START

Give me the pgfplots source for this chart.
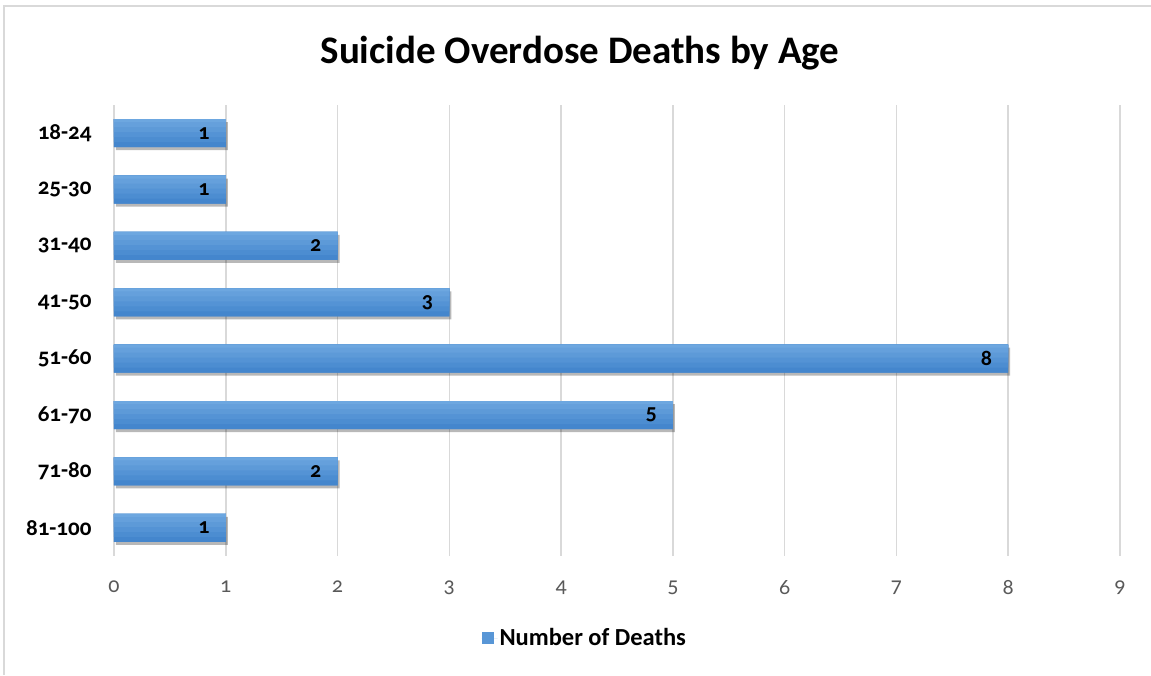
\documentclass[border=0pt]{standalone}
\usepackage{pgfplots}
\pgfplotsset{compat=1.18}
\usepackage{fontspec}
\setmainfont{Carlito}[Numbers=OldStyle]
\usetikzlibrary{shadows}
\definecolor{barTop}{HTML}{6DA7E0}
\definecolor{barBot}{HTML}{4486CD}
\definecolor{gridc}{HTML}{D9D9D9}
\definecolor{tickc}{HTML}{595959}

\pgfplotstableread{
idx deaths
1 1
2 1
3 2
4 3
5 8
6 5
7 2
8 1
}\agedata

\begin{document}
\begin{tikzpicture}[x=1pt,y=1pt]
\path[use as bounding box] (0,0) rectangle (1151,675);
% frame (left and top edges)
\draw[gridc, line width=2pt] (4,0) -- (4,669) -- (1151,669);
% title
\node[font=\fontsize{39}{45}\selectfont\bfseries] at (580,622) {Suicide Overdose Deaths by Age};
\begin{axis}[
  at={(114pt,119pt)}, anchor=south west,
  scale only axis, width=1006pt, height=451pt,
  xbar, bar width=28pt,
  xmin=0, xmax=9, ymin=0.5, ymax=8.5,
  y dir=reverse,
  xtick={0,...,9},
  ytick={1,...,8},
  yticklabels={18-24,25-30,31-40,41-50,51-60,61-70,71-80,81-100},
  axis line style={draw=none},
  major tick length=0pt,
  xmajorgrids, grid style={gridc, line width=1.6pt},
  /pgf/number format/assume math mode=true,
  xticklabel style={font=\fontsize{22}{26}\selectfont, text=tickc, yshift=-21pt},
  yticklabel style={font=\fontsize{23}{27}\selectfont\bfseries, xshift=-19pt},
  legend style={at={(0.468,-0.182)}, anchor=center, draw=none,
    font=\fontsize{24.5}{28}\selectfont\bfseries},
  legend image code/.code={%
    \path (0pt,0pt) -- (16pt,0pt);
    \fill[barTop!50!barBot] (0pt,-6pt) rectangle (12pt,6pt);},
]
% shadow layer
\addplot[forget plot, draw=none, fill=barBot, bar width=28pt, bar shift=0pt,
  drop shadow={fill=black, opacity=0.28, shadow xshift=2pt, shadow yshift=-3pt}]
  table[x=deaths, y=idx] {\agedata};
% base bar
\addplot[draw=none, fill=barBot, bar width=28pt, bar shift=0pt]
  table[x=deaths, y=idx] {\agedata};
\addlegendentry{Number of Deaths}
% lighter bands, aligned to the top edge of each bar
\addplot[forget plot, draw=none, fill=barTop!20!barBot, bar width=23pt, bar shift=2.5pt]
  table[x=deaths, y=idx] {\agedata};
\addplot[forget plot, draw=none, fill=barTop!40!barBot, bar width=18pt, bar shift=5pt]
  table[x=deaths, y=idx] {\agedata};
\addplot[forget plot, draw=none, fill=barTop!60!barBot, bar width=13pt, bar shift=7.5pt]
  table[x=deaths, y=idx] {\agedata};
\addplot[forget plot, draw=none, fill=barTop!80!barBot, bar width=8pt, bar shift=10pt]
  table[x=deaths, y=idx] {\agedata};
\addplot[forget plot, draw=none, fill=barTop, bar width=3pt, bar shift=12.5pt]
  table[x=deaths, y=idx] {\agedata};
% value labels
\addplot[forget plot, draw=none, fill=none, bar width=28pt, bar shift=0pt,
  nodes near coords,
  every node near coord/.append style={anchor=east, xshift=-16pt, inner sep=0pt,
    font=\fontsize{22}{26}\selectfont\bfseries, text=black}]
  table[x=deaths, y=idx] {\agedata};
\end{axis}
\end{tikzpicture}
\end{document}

END

**Problem statement:**
Extract all the data above exactly, excluding every picture.

**Solution:**
Give me the pgfplots source for this chart.
\documentclass[border=0pt]{standalone}
\usepackage{pgfplots}
\pgfplotsset{compat=1.18}
\usepackage{fontspec}
\setmainfont{Carlito}[Numbers=OldStyle]
\usetikzlibrary{shadows}
\definecolor{barTop}{HTML}{6DA7E0}
\definecolor{barBot}{HTML}{4486CD}
\definecolor{gridc}{HTML}{D9D9D9}
\definecolor{tickc}{HTML}{595959}

\pgfplotstableread{
idx deaths
1 1
2 1
3 2
4 3
5 8
6 5
7 2
8 1
}\agedata

\begin{document}
\begin{tikzpicture}[x=1pt,y=1pt]
\path[use as bounding box] (0,0) rectangle (1151,675);
% frame (left and top edges)
\draw[gridc, line width=2pt] (4,0) -- (4,669) -- (1151,669);
% title
\node[font=\fontsize{39}{45}\selectfont\bfseries] at (580,622) {Suicide Overdose Deaths by Age};
\begin{axis}[
  at={(114pt,119pt)}, anchor=south west,
  scale only axis, width=1006pt, height=451pt,
  xbar, bar width=28pt,
  xmin=0, xmax=9, ymin=0.5, ymax=8.5,
  y dir=reverse,
  xtick={0,...,9},
  ytick={1,...,8},
  yticklabels={18-24,25-30,31-40,41-50,51-60,61-70,71-80,81-100},
  axis line style={draw=none},
  major tick length=0pt,
  xmajorgrids, grid style={gridc, line width=1.6pt},
  /pgf/number format/assume math mode=true,
  xticklabel style={font=\fontsize{22}{26}\selectfont, text=tickc, yshift=-21pt},
  yticklabel style={font=\fontsize{23}{27}\selectfont\bfseries, xshift=-19pt},
  legend style={at={(0.468,-0.182)}, anchor=center, draw=none,
    font=\fontsize{24.5}{28}\selectfont\bfseries},
  legend image code/.code={%
    \path (0pt,0pt) -- (16pt,0pt);
    \fill[barTop!50!barBot] (0pt,-6pt) rectangle (12pt,6pt);},
]
% shadow layer
\addplot[forget plot, draw=none, fill=barBot, bar width=28pt, bar shift=0pt,
  drop shadow={fill=black, opacity=0.28, shadow xshift=2pt, shadow yshift=-3pt}]
  table[x=deaths, y=idx] {\agedata};
% base bar
\addplot[draw=none, fill=barBot, bar width=28pt, bar shift=0pt]
  table[x=deaths, y=idx] {\agedata};
\addlegendentry{Number of Deaths}
% lighter bands, aligned to the top edge of each bar
\addplot[forget plot, draw=none, fill=barTop!20!barBot, bar width=23pt, bar shift=2.5pt]
  table[x=deaths, y=idx] {\agedata};
\addplot[forget plot, draw=none, fill=barTop!40!barBot, bar width=18pt, bar shift=5pt]
  table[x=deaths, y=idx] {\agedata};
\addplot[forget plot, draw=none, fill=barTop!60!barBot, bar width=13pt, bar shift=7.5pt]
  table[x=deaths, y=idx] {\agedata};
\addplot[forget plot, draw=none, fill=barTop!80!barBot, bar width=8pt, bar shift=10pt]
  table[x=deaths, y=idx] {\agedata};
\addplot[forget plot, draw=none, fill=barTop, bar width=3pt, bar shift=12.5pt]
  table[x=deaths, y=idx] {\agedata};
% value labels
\addplot[forget plot, draw=none, fill=none, bar width=28pt, bar shift=0pt,
  nodes near coords,
  every node near coord/.append style={anchor=east, xshift=-16pt, inner sep=0pt,
    font=\fontsize{22}{26}\selectfont\bfseries, text=black}]
  table[x=deaths, y=idx] {\agedata};
\end{axis}
\end{tikzpicture}
\end{document}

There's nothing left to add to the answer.